Writer: J B Priestley
Director: Stephen Daldry
J B Priestley structured several of his plays around slippages in time and developed his own theory to link past, present and future. So no doubt he would be, at least, intrigued by the award-winning version, by Stephen Daldry, of his 1945 play, which is set in 1912. Daldry’s version was itself first produced at the National Theatre in 1992, so it already speaks with the voice of a previous generation. Does it still have anything to say to the audience of 2020?
This evening’s audience of 2020 is largely composed of GCSE students for whom Priestley’s drama is a set text this year. So, tonight’s play is addressing itself to a demographic not born until 13 years after Daldry rocked the National with his startling treatment of what had been, until then, a play largely regarded as a stale staple of the repertory circuit. Does it still startle a generation brought up on CGI, Netflix, and gaming consoles?

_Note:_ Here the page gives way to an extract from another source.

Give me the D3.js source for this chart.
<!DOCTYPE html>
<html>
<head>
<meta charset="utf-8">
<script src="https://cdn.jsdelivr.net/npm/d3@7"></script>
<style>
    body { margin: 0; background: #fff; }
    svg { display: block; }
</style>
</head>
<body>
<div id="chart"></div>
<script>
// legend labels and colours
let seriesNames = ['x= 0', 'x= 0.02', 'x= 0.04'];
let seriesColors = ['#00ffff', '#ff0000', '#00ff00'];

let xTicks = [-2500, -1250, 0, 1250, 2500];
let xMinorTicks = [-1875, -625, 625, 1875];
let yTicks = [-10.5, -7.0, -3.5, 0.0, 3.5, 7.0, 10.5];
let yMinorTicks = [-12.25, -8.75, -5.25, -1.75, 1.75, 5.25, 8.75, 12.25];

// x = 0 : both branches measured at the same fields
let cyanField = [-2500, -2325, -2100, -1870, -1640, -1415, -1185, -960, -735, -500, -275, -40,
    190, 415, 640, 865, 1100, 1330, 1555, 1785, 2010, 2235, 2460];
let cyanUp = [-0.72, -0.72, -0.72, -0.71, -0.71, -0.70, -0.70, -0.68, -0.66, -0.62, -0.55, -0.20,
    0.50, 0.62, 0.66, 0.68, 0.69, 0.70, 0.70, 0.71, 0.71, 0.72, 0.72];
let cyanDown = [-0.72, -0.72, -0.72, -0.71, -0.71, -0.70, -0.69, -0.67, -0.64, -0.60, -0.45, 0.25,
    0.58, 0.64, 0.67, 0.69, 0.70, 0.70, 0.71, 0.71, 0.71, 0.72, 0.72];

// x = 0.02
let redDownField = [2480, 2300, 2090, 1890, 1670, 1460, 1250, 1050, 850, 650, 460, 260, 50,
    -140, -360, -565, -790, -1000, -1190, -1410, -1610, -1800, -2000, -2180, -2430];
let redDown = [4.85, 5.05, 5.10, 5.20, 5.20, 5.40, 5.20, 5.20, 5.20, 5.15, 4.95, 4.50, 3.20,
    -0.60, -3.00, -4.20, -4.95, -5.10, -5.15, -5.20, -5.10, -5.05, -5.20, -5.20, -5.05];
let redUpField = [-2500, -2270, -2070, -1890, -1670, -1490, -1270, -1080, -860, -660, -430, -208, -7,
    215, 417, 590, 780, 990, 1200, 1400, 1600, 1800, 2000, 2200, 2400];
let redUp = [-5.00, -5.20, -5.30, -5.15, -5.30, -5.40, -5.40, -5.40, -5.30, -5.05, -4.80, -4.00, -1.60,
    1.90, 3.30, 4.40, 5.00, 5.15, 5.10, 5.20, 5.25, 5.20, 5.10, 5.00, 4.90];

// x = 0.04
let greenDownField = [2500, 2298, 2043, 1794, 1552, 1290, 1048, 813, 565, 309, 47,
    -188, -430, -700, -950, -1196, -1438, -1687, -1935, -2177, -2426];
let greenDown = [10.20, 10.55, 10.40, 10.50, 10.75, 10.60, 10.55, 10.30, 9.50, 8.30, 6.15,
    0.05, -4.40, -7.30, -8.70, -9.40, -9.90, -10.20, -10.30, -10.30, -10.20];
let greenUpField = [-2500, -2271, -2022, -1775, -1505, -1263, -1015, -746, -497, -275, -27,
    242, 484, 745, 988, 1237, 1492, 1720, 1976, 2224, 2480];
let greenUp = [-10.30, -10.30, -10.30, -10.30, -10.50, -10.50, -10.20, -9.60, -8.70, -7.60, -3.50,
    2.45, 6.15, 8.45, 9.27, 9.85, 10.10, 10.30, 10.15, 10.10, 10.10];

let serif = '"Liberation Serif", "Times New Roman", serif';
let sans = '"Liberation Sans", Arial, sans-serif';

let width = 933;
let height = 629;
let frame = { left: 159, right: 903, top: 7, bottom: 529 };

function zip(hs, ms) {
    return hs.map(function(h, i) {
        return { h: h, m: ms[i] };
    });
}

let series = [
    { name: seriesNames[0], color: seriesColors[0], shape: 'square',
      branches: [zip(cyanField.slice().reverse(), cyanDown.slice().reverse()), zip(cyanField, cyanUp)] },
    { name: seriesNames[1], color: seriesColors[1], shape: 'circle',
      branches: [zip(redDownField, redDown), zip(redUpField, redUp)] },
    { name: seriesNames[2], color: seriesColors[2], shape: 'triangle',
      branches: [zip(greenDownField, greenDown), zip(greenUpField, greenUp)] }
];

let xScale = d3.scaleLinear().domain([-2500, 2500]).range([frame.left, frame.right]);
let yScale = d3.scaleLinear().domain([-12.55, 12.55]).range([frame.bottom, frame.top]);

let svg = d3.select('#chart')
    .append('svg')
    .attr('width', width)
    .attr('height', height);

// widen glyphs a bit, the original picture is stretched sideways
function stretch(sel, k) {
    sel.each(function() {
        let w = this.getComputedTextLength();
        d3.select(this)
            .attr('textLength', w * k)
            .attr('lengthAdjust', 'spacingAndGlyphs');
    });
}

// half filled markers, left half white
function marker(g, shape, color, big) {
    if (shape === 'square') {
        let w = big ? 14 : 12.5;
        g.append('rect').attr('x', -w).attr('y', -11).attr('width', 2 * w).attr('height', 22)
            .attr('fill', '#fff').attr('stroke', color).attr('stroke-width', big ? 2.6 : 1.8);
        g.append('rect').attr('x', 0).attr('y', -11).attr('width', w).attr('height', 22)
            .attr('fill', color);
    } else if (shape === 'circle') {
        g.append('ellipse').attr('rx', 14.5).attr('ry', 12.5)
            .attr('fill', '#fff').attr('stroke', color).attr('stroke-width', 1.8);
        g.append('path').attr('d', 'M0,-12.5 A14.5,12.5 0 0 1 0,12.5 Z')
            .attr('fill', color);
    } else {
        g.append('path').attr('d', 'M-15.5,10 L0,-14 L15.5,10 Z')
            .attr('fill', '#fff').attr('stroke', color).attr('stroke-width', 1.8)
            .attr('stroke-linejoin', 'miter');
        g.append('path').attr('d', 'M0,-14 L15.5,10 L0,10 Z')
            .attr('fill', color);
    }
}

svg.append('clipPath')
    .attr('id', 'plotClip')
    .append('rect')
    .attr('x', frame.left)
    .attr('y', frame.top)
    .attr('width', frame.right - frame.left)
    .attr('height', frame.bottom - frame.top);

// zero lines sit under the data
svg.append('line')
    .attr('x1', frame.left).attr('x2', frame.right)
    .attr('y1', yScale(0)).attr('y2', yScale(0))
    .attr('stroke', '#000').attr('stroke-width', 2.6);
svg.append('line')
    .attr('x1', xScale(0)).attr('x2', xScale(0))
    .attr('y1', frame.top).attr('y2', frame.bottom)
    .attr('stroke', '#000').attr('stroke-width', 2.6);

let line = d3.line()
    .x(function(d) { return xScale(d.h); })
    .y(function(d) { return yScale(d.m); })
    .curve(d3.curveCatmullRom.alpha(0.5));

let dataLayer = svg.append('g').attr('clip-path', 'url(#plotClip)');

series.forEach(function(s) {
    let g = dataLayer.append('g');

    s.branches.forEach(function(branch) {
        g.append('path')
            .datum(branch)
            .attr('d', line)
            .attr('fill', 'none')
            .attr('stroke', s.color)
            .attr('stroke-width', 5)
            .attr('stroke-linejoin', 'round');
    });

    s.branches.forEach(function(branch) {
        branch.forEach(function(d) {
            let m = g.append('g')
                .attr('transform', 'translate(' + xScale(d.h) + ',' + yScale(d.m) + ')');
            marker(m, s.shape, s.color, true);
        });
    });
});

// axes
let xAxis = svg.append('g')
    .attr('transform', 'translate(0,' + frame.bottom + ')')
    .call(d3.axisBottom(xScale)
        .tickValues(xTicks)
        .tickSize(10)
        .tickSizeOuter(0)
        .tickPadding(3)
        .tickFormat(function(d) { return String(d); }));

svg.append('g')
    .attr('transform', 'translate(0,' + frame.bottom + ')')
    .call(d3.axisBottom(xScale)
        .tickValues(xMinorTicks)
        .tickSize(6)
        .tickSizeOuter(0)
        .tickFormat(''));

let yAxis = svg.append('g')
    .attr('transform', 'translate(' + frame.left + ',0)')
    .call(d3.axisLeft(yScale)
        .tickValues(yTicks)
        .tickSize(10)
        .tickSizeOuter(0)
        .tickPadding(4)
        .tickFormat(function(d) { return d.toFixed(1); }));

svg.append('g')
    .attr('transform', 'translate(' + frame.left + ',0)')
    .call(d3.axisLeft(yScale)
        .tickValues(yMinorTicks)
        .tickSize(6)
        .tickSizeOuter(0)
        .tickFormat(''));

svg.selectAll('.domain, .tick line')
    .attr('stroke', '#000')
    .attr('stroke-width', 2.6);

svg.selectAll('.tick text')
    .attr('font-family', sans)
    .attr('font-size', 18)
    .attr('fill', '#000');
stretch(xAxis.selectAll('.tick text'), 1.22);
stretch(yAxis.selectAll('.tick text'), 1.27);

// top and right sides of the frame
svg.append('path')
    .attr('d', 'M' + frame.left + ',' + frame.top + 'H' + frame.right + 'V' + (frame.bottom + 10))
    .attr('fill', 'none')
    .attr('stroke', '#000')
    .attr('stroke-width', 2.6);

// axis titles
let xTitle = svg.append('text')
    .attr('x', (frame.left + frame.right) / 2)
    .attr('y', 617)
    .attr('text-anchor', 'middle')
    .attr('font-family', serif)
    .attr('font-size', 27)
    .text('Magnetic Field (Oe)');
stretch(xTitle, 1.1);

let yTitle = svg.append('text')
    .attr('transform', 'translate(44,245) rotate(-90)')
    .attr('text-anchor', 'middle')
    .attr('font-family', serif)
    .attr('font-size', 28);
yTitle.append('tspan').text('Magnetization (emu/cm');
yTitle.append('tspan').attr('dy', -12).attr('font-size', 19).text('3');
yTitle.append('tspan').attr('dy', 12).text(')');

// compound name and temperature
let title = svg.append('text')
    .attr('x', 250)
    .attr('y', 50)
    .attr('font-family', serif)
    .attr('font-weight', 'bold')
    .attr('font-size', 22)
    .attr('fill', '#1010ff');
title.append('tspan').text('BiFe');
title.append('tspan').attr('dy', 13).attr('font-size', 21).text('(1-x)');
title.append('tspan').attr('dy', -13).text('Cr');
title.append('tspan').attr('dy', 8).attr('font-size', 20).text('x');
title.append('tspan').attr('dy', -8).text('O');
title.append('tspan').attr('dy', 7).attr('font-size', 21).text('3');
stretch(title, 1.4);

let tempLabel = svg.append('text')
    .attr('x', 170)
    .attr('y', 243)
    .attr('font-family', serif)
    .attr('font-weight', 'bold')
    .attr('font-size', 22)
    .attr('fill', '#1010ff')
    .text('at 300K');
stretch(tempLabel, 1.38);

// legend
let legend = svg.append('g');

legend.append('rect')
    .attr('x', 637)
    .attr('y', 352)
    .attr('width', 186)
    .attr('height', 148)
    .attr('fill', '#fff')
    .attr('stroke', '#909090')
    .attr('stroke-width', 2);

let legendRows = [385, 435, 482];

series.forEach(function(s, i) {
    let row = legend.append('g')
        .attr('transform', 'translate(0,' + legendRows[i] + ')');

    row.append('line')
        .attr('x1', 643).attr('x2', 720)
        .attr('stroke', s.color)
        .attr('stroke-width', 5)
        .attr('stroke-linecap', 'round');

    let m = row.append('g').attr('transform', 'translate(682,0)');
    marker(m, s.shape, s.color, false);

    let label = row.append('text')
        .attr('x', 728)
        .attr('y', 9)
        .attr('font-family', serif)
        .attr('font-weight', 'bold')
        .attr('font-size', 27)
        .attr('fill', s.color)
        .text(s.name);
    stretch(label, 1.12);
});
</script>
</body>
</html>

The core of the drama concerns the investigation by Inspector Goole of the death by suicide of a young woman called Eva Smith. The cause of her death is known, but the Inspector is determined to unearth the underlying causes that brought her to take her own life. His focus is the respectable and privileged Birling family, who are celebrating the engagement of Sheila Birling, to Gerald Croft, the son of local gentry.

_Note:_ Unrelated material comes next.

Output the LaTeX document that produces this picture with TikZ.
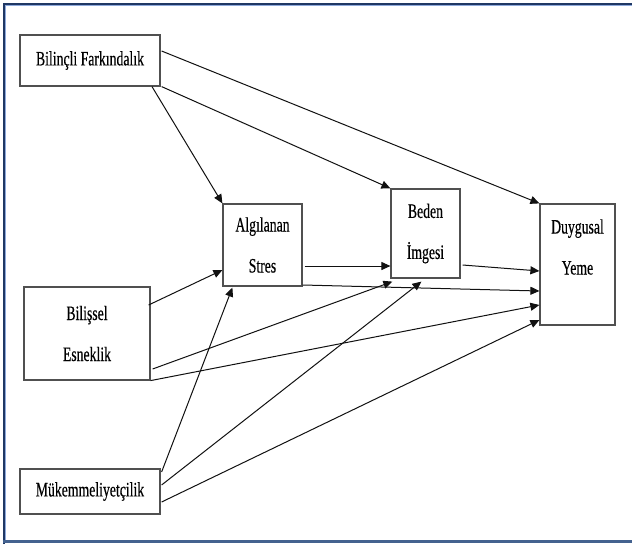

The Inspector’s interrogations shatter the celebratory mood of the party as one-by-one they are revealed to have been connected to the young woman’s decline and death, however unwittingly. Their attempts to evade responsibility, and preserve their facade of respectability and moral integrity, causes the family to implode, and much of the set to explode. Literally.
Inspector Goole, it is clear from the beginning, is no ordinary Inspector. While his suspects are in Edwardian black-tie finery, he is in 1940’s double-breasted chalk stripe and gabardine mac. He is not subservient to his betters, and frequently moralises on their behaviour to their faces, and often directly to the audience. Liam Brennan, with his soft Scottish burr, inhabits the part completely.
The Burling household to which Goole holds up the mirror could be seen as stock types, and at the outset that is how they are presented. Arthur Birling, played very competently by Jeffrey Harmer, is a self-made man, a capitalist who thrills to the mantra of lower costs and higher profits from his factories. His wife, Sybil, is imperious. Christine Kavanagh sustains her disdain for the lower orders and the undeserving poor, as well as her regal carriage, throughout. Even as her world crumbles around her.
Their offspring, Eric and Sheila, played by Ryan Saunders and Chloe Orrock, are products of their class and background. Expecting deference, and used to having their own way, they share much of their parents’ lack of concern for the members of wider society, but each comes to acknowledge their failings, as a class as well as individuals. Symbolically they both end the play dishevelled, and distraught by the truths they have been made to face. Sheila in particular, grows in feistiness and moral righteousness as the drama unfolds.
Sheila’s fiance Gerald is played by Alasdair Buchan, and he manages to bring considerable subtlety to the part. At first sight, a potential member of the Bullingdon Club, and morally dubious, he shows vestiges of human compassion which might even signal his potential redemption. But in a different play. Priestley has him marked down for hellfire.
The remaining stage presence, is the maid, Edna, played by Linda Beckett, anachronistically dressed in a 1940’s pinny. She appears complicit with the mysterious Inspector in whatever quest he is on, and acts as a silent witness to the evisceration of the sham respectability of the Burling household. A sort of mute Greek chorus to the tragedy.
Ian MacNeil’s set is still a thing of wonder after almost 30 years. A glorious box-set dining room lands like an Apollo module amid the bomb sites and dereliction of northern England at war’s end, in a hostile atmosphere of rain and smoke. The box expands to provide a sanctuary from the austere reality for those privileged enough to enjoy it, as even the audience, at the start, have their noses pressed to the windows. But the characters face their interrogations and dissolutions in the mire at stage level.
The lighting might be called atmospheric, and it certainly creates focus. But the music and sound are often harsh and intrusive: Dramatic, but heavy-handed.
There are faults here. Some of them go back to the original play, and its holier-than-thou sermonising, its stock characters, it’s directness and clarity of message in an age when we prefer our messages nuanced or even obscure. Some of them go back to 1992, when the stage effects represented the shock of the new, and injecting an old warhorse with a dose of monkey glands could produce both comfort and surprise.
The original play is of such quality, its structure so nailed, and its surprises so timely, that it will probably go on forever. This adaptation has such merit, that it will probably be delighting audiences many years into the future. Timelessness is a peculiar concept. J B Priestley may not have included it in his theorising on time. But perhaps those looking to extend Stephen Daldry’s take on this classic into the further reaches of the 2020’s should consider whether infinity should have boundaries.